| YOUR TASK |
Reproduce, character for character, the lines below from the first through the one with "import * as d3 from 'd3';". Leave pictures out.

| MATERIAL PROVIDED |
= = = = = = =
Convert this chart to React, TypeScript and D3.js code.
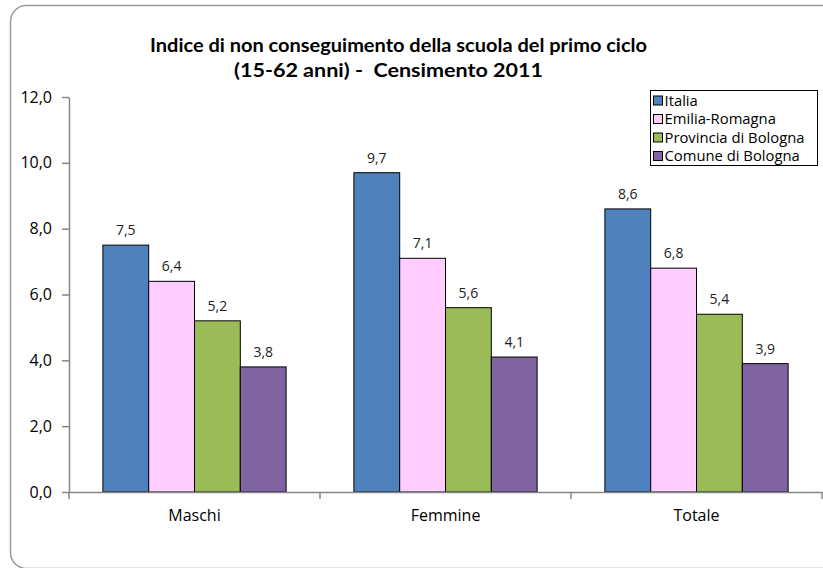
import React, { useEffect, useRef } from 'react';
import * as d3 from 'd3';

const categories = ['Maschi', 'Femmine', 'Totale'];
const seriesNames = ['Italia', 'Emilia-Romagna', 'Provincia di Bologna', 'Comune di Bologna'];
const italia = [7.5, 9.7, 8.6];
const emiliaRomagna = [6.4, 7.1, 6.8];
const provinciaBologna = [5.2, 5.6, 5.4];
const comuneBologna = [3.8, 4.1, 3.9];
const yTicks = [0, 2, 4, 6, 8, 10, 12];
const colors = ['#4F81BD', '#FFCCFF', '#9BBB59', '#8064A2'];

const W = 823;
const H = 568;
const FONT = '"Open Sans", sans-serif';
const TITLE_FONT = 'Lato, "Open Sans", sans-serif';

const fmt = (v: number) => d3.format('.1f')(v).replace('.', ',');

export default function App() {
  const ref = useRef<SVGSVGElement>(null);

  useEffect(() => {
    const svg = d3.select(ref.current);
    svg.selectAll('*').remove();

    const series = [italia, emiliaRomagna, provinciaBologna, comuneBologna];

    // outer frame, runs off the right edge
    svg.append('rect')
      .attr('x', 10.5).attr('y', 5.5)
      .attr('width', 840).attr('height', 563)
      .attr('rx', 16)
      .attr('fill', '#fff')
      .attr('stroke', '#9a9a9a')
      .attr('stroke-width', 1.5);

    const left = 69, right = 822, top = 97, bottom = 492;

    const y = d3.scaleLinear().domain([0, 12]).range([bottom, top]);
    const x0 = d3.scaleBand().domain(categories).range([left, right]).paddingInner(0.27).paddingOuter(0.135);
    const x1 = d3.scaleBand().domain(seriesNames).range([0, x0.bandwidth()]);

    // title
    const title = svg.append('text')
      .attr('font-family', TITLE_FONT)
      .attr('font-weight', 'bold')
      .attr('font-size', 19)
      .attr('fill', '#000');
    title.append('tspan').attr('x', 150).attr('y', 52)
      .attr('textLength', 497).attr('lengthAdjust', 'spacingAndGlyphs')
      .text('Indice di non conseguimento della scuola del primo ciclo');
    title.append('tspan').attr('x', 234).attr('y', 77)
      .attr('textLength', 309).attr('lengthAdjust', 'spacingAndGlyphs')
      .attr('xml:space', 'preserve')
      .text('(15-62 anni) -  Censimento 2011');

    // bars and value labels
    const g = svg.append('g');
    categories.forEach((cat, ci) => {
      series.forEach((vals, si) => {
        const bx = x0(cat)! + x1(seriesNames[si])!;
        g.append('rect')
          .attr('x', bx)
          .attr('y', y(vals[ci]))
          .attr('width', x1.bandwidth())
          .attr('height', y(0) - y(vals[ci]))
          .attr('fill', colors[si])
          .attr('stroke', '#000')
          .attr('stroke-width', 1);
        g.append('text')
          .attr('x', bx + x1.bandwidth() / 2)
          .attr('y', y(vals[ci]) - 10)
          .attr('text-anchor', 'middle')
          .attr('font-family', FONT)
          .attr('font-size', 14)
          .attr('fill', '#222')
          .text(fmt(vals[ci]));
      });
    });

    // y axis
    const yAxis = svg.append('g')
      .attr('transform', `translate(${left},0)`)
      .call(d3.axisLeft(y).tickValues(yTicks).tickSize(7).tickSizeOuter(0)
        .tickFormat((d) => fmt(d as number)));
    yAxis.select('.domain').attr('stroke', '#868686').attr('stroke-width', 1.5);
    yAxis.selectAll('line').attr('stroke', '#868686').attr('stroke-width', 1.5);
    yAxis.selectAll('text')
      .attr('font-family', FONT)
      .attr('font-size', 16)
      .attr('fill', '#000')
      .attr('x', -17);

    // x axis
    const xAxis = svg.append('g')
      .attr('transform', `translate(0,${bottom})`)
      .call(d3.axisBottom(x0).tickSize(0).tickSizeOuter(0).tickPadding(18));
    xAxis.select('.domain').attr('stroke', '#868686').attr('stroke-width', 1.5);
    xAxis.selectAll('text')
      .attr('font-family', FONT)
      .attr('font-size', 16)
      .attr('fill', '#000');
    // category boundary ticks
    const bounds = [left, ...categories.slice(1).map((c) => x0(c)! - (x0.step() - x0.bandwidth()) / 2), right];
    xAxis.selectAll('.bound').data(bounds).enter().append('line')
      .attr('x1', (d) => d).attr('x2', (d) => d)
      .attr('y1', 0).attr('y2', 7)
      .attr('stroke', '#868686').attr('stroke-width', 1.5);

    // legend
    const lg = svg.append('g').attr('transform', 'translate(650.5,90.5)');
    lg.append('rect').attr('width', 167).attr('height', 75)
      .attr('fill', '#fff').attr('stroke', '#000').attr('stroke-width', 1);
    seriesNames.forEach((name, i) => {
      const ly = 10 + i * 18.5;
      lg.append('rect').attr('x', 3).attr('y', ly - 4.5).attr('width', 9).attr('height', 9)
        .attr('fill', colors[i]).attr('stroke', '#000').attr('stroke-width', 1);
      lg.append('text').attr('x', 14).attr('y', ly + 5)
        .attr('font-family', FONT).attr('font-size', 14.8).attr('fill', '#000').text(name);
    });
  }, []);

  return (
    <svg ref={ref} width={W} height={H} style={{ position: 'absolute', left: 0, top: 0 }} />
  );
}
= = = = = = =
| PROBLEM SOLUTION |
Convert this chart to React, TypeScript and D3.js code.
import React, { useEffect, useRef } from 'react';
import * as d3 from 'd3';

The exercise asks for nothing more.